As your skills grow and you take on larger datasets or more complex visualizations, keep in mind these principles:

Scalability: Large datasets can cause performance issues. Consider downsampling or using frameworks that handle big data memory constraints. Tools like Dask or DuckDB can integrate with pandas for distributed computing.
Interactivity: When stakeholders need to explore data on their own, interactive libraries like Plotly, Bokeh, or web-based solutions (Dash, Streamlit) become key.
Data-ink ratio (Minimalism): In any professional visualization, aim to reduce unnecessary clutter and keep the focus on the data story.
Color and Accessibility: Use color palettes that are accessible to color-blind individuals. Label axes clearly and avoid color combinations that can be confusing.
Iterative Prototyping: Visualizations require feedback loops. Iterate after discussing with peers or analyzing preliminary results. Each iteration can refine clarity and aesthetics.
Automated Reporting: Tools like Jupyter Notebooks or JupyterLab allow you to generate reports that integrate code, visualizations, and text. Platforms like nbconvert can export notebooks to PDFs or HTML automatically.

Conclusion#

Data-driven graph analysis is an essential skill for professionals and hobbyists alike. Python’s ecosystem, with libraries such as matplotlib, pandas, seaborn, Plotly, and NetworkX, provides an arsenal of tools that address almost every data visualization need. From simple line plots to complex interactive dashboards, Python can efficiently turn raw data into clear, compelling stories.

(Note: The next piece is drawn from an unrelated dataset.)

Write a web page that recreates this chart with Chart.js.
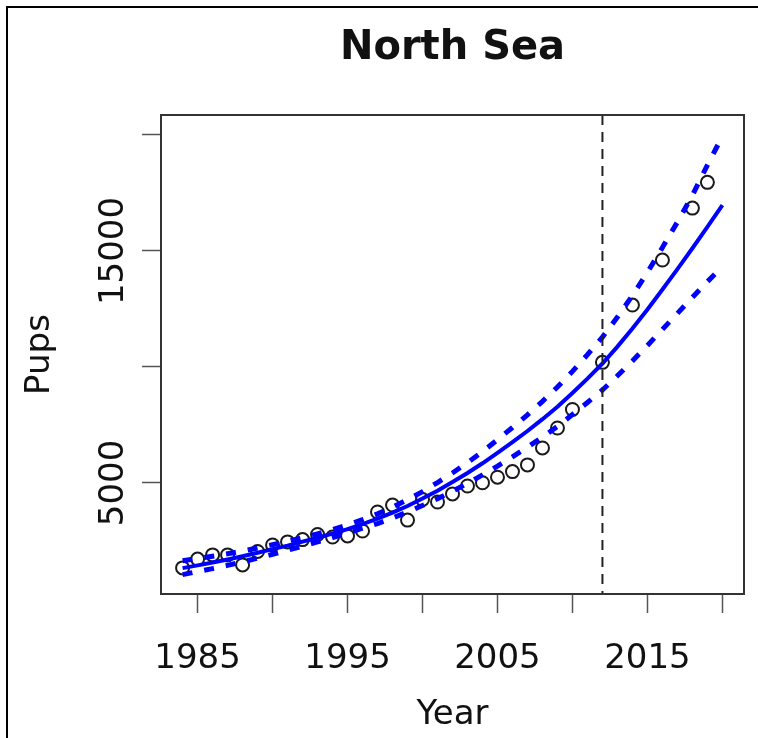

Here is a brief summary of what we covered:

Why data visualization is crucial for extracting and communicating insights.
Setting up a Python environment for data analysis and visualization.
Basic and intermediate plotting techniques using matplotlib.
Advanced data visualizations using seaborn and Plotly.
Network analysis fundamentals with NetworkX.
Professional-level considerations like scalability, accessibility, and iterative design.

With these foundations, you can create visually appealing and data-driven graphs to power storytelling, decision-making, and advanced analyses. Whether you’re working on small projects or large-scale industry applications, the skills you’ve built here will help you communicate data insights effectively.